Delineation of the immunosuppressive effect exerted by 1,25-dihydroxyvitamin D3 upon the experimental autoimmune encephalomyelitis mouse model of multiple sclerosis

The active metabolite of vitamin D, 1α,25-Dihyrdoxyvitamin D₃ (1,25-(OH)₂D₃), suppresses autoimmune disease in several animal models including experimental autoimmune encephalomyelitis (EAE), a mouse model for multiple sclerosis. We report that 1,25-(OH) ₂D₃ is unable to prevent EAE in mice lacking the vitamin D receptor (VDR), the protein through which 1,25-(OH)₂D₃ exerts most if not all of its biological activities through. This eliminates the possibility that the immunosuppressive effect of 1,25-(OH)₂D ₃ occurs through a “non-genomic” action or through an undiscovered receptor.
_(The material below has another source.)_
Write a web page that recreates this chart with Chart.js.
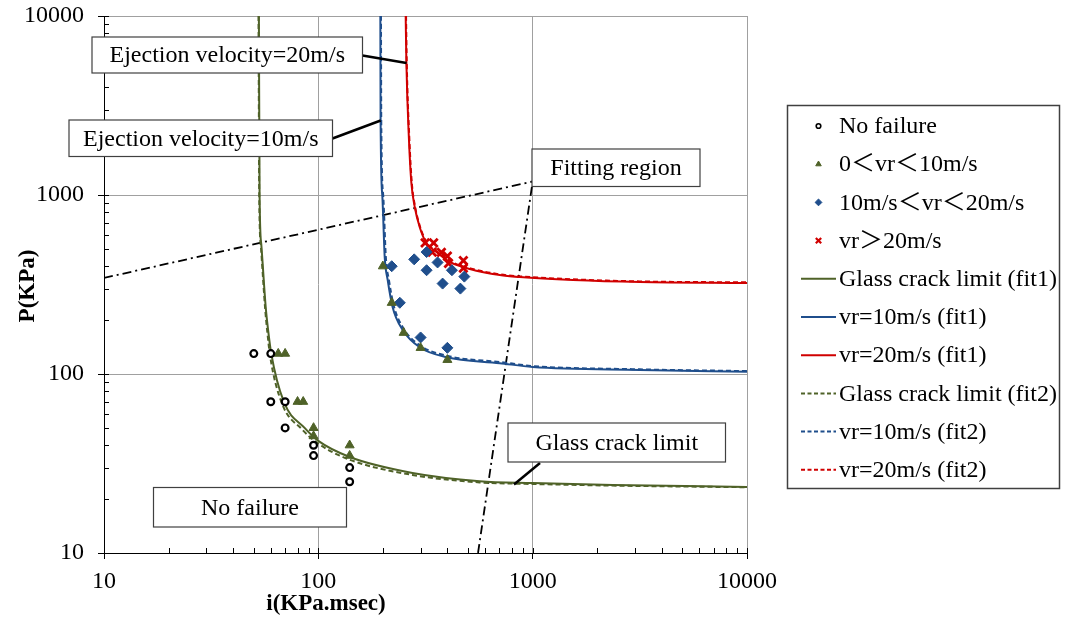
<!DOCTYPE html>
<html><head><meta charset="utf-8">
<script src="https://cdn.jsdelivr.net/npm/chart.js@4.4.0/dist/chart.umd.min.js"></script>
<style>html,body{margin:0;padding:0;background:#fff;}#wrap{width:1065px;height:621px;}</style>
</head><body><div id="wrap"><canvas id="c" width="1065" height="621"></canvas></div>
<script>
// ---------- data ----------
const xTickValues = [10, 100, 1000, 10000];
const xTickLabels = ['10', '100', '1000', '10000'];
const yTickValues = [10, 100, 1000, 10000];
const yTickLabels = ['10', '100', '1000', '10000'];
const xTitle = 'i(KPa.msec)';
const yTitle = 'P(KPa)';
const seriesNames = ['No failure', '0＜vr＜10m/s', '10m/s＜vr＜20m/s', 'vr＞20m/s',
  'Glass crack limit (fit1)', 'vr=10m/s (fit1)', 'vr=20m/s (fit1)',
  'Glass crack limit (fit2)', 'vr=10m/s (fit2)', 'vr=20m/s (fit2)'];
const annotationTexts = ['Ejection velocity=20m/s', 'Ejection velocity=10m/s', 'Fitting region', 'Glass crack limit', 'No failure'];

const noFailureI = [50, 60, 60, 70, 70, 95, 95, 140, 140];
const noFailureP = [130, 130, 70, 70, 50, 40, 35, 30, 25];
const vr0to10I = [65, 70, 80, 85, 95, 95, 140, 140, 200, 220, 250, 300, 400];
const vr0to10P = [130, 130, 70, 70, 50, 45, 40, 35, 400, 250, 170, 140, 120];
const vr10to20I = [220, 240, 300, 400, 280, 320, 320, 360, 420, 380, 480, 460];
const vr10to20P = [400, 250, 160, 140, 437, 480, 380, 420, 380, 320, 350, 300];
const vrOver20I = [315, 345, 340, 375, 400, 405, 475, 475];
const vrOver20P = [540, 540, 480, 478, 455, 415, 430, 390];

const glassFit1I = [52.8, 53.2, 54.2, 56.8, 58.3, 60.3, 69, 86.3, 100, 140, 275, 566, 1000, 2366, 10000];
const glassFit1P = [10000, 1000, 526, 237, 176, 130, 70, 50, 42.3, 34.4, 28, 25.2, 24.6, 24, 23.4];
const v10Fit1I = [194.7, 195.2, 199, 204, 210.7, 222, 247.5, 297, 397, 702, 1000, 3162, 10000];
const v10Fit1P = [10000, 2600, 975, 451, 335, 237, 176, 141, 124, 115, 109.4, 105.3, 103];
const v20Fit1I = [255.6, 257.5, 264.8, 271.7, 281.7, 297, 319, 355.6, 410, 509, 702, 871, 1539, 3162, 10000];
const v20Fit1P = [10000, 5534, 2029, 1167, 857, 663, 540, 481, 423, 386, 357, 348, 335, 326.5, 322.4];

const glassFit2I = [52.6, 53, 54, 56.5, 57.8, 59.5, 67.5, 84, 100, 140, 275, 566, 1000, 2366, 10000];
const glassFit2P = [10000, 1000, 510, 230, 172, 127, 69, 49, 40.8, 33.2, 27.3, 24.8, 24.3, 23.8, 23.3];
const v10Fit2I = [196, 196.6, 201, 206.5, 213.5, 225, 251, 302, 403, 710, 1000, 3162, 10000];
const v10Fit2P = [10000, 2600, 975, 451, 335, 240, 178, 143, 126, 116.5, 110.8, 106.2, 103.8];
const v20Fit2I = [256.6, 258.5, 266, 273, 283, 298.5, 321, 358, 413, 512, 705, 875, 1539, 3162, 10000];
const v20Fit2P = [10000, 5534, 2029, 1167, 857, 663, 541, 483, 426, 389, 360, 351, 338, 329, 325];

const fitRegionAI = [10, 1000];
const fitRegionAP = [344, 1190];
const fitRegionBI = [556, 1000];
const fitRegionBP = [10, 1190];

// ---------- helpers ----------
const pts = (xs, ys) => xs.map((x, i) => ({x: x, y: ys[i]}));
const F = "'Liberation Serif','Times New Roman','Noto Sans CJK JP',serif";
const GREEN = '#4f6228', BLUE = '#1f4e8c', RED = '#d00000';

function pointSet(label, xs, ys, style, color, fill, r, bw, lr, lbw) {
  return {label, data: pts(xs, ys), showLine: false, pointStyle: style, pointRadius: r,
    pointBorderWidth: bw, pointBorderColor: color, pointBackgroundColor: fill,
    kind: 'point', legendRadius: lr, legendBorderWidth: lbw};
}
function lineSet(label, xs, ys, color, dash) {
  return {label, data: pts(xs, ys), showLine: true, pointRadius: 0, borderColor: color,
    borderWidth: 2, borderDash: dash, cubicInterpolationMode: 'monotone', kind: 'line'};
}
const datasets = [
  pointSet(seriesNames[0], noFailureI, noFailureP, 'circle', '#000', '#fff', 3.4, 2.2, 2.3, 1.6),
  pointSet(seriesNames[1], vr0to10I, vr0to10P, 'triangle', GREEN, GREEN, 5.2, 1, 3.2, 1),
  pointSet(seriesNames[2], vr10to20I, vr10to20P, 'rectRot', BLUE, BLUE, 5.5, 1, 3.4, 1),
  pointSet(seriesNames[3], vrOver20I, vrOver20P, 'crossRot', RED, RED, 5.8, 2.8, 3.8, 2.2),
  lineSet(seriesNames[4], glassFit1I, glassFit1P, GREEN, []),
  lineSet(seriesNames[5], v10Fit1I, v10Fit1P, BLUE, []),
  lineSet(seriesNames[6], v20Fit1I, v20Fit1P, RED, []),
  lineSet(seriesNames[7], glassFit2I, glassFit2P, GREEN, [5, 3]),
  lineSet(seriesNames[8], v10Fit2I, v10Fit2P, BLUE, [5, 3]),
  lineSet(seriesNames[9], v20Fit2I, v20Fit2P, RED, [5, 3]),
  {label: 'fitA', data: pts(fitRegionAI, fitRegionAP), showLine: true, pointRadius: 0, borderColor: '#000',
    borderWidth: 1.8, borderDash: [9, 4, 2, 4], kind: 'none'},
  {label: 'fitB', data: pts(fitRegionBI, fitRegionBP), showLine: true, pointRadius: 0, borderColor: '#000',
    borderWidth: 1.8, borderDash: [9, 4, 2, 4], kind: 'none'}
];

// annotation layout (pixels)
const boxes = [
  {x1: 92, y1: 37, x2: 362.5, y2: 73, lead: [362.5, 55.5, 406.5, 63]},
  {x1: 69, y1: 120, x2: 332.5, y2: 156.5, lead: [332.5, 138.5, 380.7, 120.5]},
  {x1: 532, y1: 149, x2: 700, y2: 186.5, lead: null},
  {x1: 508, y1: 423, x2: 725.5, y2: 462, lead: [540, 463, 514, 484.5]},
  {x1: 153.5, y1: 487.5, x2: 346.5, y2: 527, lead: null}
];

const decor = {
  id: 'decor',
  afterDraw(chart) {
    const ctx = chart.ctx, a = chart.chartArea, sx = chart.scales.x, sy = chart.scales.y;
    ctx.save();
    // tick marks: minor inside, major crossing the axis
    ctx.strokeStyle = '#000'; ctx.lineWidth = 1; ctx.setLineDash([]);
    ctx.beginPath();
    for (const d of [10, 100, 1000]) {
      for (let k = 1; k <= 10; k++) {
        const v = k * d;
        const px = Math.round(sx.getPixelForValue(v)) + 0.5;
        ctx.moveTo(px, a.bottom); ctx.lineTo(px, a.bottom - 5);
        const py = Math.round(sy.getPixelForValue(v)) + 0.5;
        ctx.moveTo(a.left, py); ctx.lineTo(a.left + 5, py);
      }
    }
    yTickValues.forEach(v => {
      const py = Math.round(sy.getPixelForValue(v)) + 0.5;
      ctx.moveTo(a.left - 6, py); ctx.lineTo(a.left, py);
    });
    ctx.stroke();

    // axis titles
    ctx.fillStyle = '#000';
    ctx.font = 'bold 23px ' + F;
    ctx.textAlign = 'center'; ctx.textBaseline = 'middle';
    ctx.fillText(xTitle, 326, 604);
    ctx.save(); ctx.translate(28, 286); ctx.rotate(-Math.PI / 2);
    ctx.fillText(yTitle, 0, 0); ctx.restore();

    // annotations
    ctx.font = '24px ' + F;
    boxes.forEach((b, i) => {
      if (b.lead) {
        ctx.strokeStyle = '#000'; ctx.lineWidth = 2.5;
        ctx.beginPath(); ctx.moveTo(b.lead[0], b.lead[1]); ctx.lineTo(b.lead[2], b.lead[3]); ctx.stroke();
      }
      ctx.fillStyle = '#fff';
      ctx.fillRect(b.x1, b.y1, b.x2 - b.x1, b.y2 - b.y1);
      ctx.strokeStyle = '#404040'; ctx.lineWidth = 1.2;
      ctx.strokeRect(b.x1, b.y1, b.x2 - b.x1, b.y2 - b.y1);
      ctx.fillStyle = '#000';
      ctx.fillText(annotationTexts[i], (b.x1 + b.x2) / 2, (b.y1 + b.y2) / 2 + 1);
    });

    // legend
    const L = {x: 787.5, y: 105.5, w: 272, h: 383};
    ctx.fillStyle = '#fff'; ctx.fillRect(L.x, L.y, L.w, L.h);
    ctx.strokeStyle = '#404040'; ctx.lineWidth = 1.5; ctx.strokeRect(L.x, L.y, L.w, L.h);
    ctx.textAlign = 'left';
    let row = 0;
    chart.data.datasets.forEach(ds => {
      if (ds.kind === 'none') return;
      const cy = 126 + row * 38.2;
      if (ds.kind === 'point') {
        ctx.save();
        ctx.fillStyle = ds.pointBackgroundColor; ctx.strokeStyle = ds.pointBorderColor;
        ctx.lineWidth = ds.legendBorderWidth;
        Chart.helpers.drawPoint(ctx, {pointStyle: ds.pointStyle, radius: ds.legendRadius, rotation: 0,
          borderWidth: ds.legendBorderWidth}, 818.5, cy);
        ctx.restore();
      } else {
        ctx.save();
        ctx.strokeStyle = ds.borderColor; ctx.lineWidth = 2;
        ctx.setLineDash(ds.borderDash.length ? [4, 2.5] : []);
        ctx.beginPath(); ctx.moveTo(801, cy); ctx.lineTo(836, cy); ctx.stroke();
        ctx.restore();
      }
      ctx.fillStyle = '#000';
      ctx.fillText(ds.label, 839, cy + 1);
      row++;
    });
    ctx.restore();
  }
};

function axisOpts(vals, labels, isX) {
  return {
    type: 'logarithmic', min: 10, max: 10000, position: isX ? 'bottom' : 'left',
    afterBuildTicks: ax => { ax.ticks = vals.map(v => ({value: v})); },
    afterFit: ax => { if (isX) ax.height = 68; else ax.width = 104; },
    ticks: {autoSkip: false, maxRotation: 0, padding: isX ? 8 : 0, color: '#000',
      font: {family: F, size: 24}, callback: (v, i) => labels[i]},
    grid: {color: '#a0a0a0', tickColor: isX ? '#000' : 'rgba(0,0,0,0)', tickLength: isX ? 6 : 20, lineWidth: 1},
    border: {color: '#000', width: 1}
  };
}

new Chart(document.getElementById('c'), {
  type: 'scatter',
  data: {datasets},
  options: {
    responsive: false, animation: false, devicePixelRatio: 1,
    layout: {padding: {left: 0, top: 16, right: 318, bottom: 0}},
    plugins: {legend: {display: false}, tooltip: {enabled: false}},
    scales: {x: axisOpts(xTickValues, xTickLabels, true), y: axisOpts(yTickValues, yTickLabels, false)}
  },
  plugins: [decor]
});
</script></body></html>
We next investigated EAE in mice lacking functional CD8+ T-cells, which is the cell type with the highest levels of VDR. While severity of EAE was increased in the CD8+ null mice, 1,25-(OH) ₂D₃ was still able to prevent disease. This study suggests that CD4+ T-cells are the target cell for immunosuppression of EAE by the actions of 1,25-(OH)₂D₃. We also investigated if this immunosuppressive effect was a direct result of the hormone or if it was an effect that was secondary to a 1,25-(OH)₂D₃-mediated rise in serum calcium. The amount of 1,25-(OH)₂D₃ needed to prevent disease is inversely related to the amount of calcium in the diet, and protection of EAE is only observed in animals with abnormally high levels of calcium present in the blood. To test if hypercalcemia independent of high doses 1,25-(OH)₂D₃ was immunosuppressive, we developed an animal model where serum calcium levels are increased by breakdown of bone mediated by parathyroid hormone (PTH). By developing this model in mice lacking the enzyme responsible for synthesizing 1,25-(OH)₂D₃, the P450 enzyme 25-hydroxyvitamin D-1α-hydroxylase, serum calcium levels were raised by PTH without increasing endogenous levels of the vitamin D hormone. Hypercalcemia generated this way protected against EAE in female mice but not male mice. This suggests that 1,25-(OH)₂D₃ does not directly function in the suppression of EAE in females. The fact that males are also not protected by 1,25-(OH)₂D₃ under 0 dietary calcium conditions suggest that this protection is indirect. This makes unlikely the use of vitamin D compounds as therapeutic agents for MS if EAE is truly a model of that disease.